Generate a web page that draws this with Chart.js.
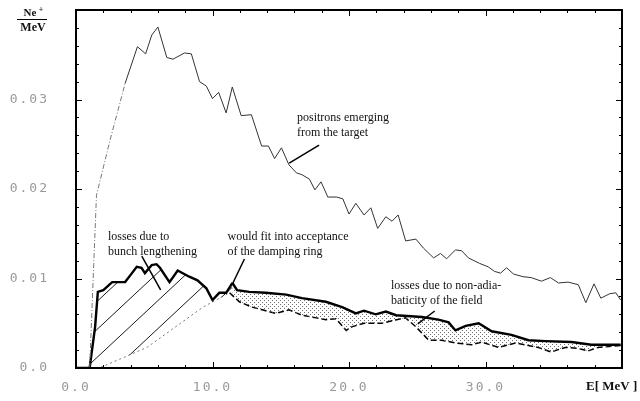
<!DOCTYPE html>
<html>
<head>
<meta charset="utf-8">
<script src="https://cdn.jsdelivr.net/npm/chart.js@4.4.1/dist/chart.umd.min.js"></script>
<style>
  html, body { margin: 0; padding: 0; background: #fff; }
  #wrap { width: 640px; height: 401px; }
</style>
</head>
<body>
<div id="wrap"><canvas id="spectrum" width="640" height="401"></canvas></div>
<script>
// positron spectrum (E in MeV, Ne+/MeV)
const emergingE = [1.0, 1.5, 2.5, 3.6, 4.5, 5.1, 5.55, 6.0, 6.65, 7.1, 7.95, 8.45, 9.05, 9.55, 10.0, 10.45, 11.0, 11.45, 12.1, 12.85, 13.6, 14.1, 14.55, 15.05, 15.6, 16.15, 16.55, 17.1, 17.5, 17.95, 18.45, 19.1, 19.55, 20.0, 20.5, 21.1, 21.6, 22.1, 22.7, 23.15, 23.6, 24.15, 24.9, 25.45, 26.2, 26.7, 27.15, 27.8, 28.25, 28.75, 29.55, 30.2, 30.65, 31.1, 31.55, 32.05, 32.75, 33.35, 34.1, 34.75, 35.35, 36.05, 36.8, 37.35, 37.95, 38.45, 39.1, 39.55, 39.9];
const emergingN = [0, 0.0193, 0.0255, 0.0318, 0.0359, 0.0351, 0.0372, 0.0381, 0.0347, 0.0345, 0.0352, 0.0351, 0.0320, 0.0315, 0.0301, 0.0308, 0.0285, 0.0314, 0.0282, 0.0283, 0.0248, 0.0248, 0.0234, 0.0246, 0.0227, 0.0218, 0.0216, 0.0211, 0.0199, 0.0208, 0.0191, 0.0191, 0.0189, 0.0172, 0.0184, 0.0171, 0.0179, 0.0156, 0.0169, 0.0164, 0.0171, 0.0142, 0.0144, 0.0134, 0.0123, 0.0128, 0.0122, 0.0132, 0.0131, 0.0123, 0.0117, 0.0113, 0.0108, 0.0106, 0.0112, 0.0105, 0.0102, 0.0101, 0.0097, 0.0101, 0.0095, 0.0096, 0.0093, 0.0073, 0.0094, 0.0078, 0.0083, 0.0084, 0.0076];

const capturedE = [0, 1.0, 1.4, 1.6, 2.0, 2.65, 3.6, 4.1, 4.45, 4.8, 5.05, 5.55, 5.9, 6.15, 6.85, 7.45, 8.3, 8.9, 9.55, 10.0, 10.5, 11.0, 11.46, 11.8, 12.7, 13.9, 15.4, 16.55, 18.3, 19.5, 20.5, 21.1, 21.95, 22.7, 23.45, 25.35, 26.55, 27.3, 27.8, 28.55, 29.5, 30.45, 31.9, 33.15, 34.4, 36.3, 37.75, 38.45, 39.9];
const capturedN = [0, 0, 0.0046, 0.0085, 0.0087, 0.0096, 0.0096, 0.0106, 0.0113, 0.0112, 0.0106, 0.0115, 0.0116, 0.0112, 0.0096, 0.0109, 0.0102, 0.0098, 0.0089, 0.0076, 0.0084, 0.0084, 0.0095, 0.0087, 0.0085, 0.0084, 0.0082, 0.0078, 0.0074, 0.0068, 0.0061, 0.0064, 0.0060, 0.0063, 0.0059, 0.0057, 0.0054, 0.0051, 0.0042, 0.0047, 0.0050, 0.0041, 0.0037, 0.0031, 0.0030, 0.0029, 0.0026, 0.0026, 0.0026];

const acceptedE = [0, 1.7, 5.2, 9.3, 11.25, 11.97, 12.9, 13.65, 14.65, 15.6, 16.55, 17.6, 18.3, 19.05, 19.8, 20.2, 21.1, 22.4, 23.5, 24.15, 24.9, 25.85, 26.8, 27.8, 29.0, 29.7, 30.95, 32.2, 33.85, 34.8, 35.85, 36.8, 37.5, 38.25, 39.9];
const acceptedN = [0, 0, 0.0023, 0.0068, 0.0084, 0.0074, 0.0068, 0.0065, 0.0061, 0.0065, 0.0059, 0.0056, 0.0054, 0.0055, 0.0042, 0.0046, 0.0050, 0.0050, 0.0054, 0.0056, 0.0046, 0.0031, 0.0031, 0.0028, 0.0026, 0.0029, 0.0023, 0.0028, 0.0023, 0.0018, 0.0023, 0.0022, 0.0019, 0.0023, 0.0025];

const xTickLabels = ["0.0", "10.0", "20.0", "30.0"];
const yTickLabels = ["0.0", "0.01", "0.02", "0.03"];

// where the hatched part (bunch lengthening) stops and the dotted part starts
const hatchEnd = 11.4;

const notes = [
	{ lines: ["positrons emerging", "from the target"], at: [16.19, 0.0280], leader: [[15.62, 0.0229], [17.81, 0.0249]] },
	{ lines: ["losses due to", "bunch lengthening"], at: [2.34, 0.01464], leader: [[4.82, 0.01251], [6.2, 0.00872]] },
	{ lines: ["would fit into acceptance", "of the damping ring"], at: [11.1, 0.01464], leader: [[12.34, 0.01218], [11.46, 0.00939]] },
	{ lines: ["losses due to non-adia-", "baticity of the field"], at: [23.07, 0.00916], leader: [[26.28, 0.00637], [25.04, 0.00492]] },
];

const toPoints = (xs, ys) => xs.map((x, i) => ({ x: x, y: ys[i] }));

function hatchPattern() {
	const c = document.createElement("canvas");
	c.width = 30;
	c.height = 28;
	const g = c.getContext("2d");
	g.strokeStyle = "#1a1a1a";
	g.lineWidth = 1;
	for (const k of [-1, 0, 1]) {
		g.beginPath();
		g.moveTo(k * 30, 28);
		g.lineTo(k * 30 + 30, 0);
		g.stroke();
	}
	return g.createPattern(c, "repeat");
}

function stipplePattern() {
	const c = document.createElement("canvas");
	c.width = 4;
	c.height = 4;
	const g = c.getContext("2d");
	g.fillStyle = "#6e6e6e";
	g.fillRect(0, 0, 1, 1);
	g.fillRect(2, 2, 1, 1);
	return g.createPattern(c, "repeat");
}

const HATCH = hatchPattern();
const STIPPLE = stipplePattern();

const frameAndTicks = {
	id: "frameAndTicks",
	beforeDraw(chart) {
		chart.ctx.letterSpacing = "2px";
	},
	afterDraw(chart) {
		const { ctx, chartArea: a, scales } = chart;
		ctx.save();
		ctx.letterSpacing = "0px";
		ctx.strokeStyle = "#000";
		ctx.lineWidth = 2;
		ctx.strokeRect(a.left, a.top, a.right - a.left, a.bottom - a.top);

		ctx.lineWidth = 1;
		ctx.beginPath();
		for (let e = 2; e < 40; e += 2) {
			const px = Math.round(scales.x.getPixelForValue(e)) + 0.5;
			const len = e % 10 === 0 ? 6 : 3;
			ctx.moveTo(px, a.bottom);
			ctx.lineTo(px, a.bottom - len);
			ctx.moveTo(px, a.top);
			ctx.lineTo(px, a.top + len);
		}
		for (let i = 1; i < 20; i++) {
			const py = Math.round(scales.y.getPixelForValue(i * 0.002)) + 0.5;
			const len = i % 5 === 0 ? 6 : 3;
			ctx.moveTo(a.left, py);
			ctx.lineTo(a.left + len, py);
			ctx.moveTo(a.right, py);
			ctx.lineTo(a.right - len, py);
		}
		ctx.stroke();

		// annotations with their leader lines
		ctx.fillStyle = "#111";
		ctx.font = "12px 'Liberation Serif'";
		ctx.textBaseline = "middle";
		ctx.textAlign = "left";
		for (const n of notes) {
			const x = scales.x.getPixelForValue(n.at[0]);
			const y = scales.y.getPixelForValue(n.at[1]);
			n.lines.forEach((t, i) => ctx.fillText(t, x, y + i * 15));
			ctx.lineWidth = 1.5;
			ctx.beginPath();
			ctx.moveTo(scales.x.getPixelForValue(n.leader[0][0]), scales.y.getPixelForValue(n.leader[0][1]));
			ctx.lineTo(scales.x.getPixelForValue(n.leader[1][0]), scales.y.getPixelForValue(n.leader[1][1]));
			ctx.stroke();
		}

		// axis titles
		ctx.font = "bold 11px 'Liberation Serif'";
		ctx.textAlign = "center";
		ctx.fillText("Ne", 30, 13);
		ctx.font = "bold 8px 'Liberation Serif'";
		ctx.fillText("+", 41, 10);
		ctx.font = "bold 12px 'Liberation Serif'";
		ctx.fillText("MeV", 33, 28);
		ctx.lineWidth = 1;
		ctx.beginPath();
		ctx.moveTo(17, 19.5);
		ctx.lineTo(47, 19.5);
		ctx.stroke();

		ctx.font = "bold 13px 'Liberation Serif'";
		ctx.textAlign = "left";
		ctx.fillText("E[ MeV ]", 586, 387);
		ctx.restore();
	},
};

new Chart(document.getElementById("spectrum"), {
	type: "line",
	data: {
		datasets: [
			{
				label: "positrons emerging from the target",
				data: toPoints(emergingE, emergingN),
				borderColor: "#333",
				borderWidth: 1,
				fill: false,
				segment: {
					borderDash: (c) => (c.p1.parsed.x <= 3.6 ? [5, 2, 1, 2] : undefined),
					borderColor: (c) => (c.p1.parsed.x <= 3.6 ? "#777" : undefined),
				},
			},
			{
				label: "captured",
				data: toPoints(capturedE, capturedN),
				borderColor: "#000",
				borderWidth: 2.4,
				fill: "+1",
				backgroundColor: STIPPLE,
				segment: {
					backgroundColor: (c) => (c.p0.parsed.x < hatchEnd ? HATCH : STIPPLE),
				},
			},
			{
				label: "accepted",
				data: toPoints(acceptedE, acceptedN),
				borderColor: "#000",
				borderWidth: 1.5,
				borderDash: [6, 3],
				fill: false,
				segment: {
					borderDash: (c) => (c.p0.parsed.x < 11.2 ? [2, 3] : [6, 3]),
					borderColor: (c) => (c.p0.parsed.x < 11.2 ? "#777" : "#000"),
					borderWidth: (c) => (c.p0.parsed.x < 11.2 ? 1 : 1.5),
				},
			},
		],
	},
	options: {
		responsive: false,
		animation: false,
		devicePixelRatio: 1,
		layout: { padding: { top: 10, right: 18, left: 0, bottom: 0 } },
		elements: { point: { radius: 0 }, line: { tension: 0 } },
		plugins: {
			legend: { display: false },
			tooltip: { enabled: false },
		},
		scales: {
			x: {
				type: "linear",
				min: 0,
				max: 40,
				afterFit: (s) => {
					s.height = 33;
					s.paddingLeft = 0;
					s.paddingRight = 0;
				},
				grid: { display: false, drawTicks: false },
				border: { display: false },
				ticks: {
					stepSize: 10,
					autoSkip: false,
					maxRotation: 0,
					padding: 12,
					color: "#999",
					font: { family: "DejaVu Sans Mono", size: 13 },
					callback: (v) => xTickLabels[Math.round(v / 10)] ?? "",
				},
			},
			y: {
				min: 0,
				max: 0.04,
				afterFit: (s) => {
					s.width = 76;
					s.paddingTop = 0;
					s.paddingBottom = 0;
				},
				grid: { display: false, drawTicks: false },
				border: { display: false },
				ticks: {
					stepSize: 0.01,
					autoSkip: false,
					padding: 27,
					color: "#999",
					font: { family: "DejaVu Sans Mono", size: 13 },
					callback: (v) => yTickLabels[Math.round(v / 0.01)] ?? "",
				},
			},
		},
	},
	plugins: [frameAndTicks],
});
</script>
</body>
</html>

◆ ◆ ◆

Where a line holds the string "with", copy that line.

Generate a web page that draws this with Chart.js.
		// annotations with their leader lines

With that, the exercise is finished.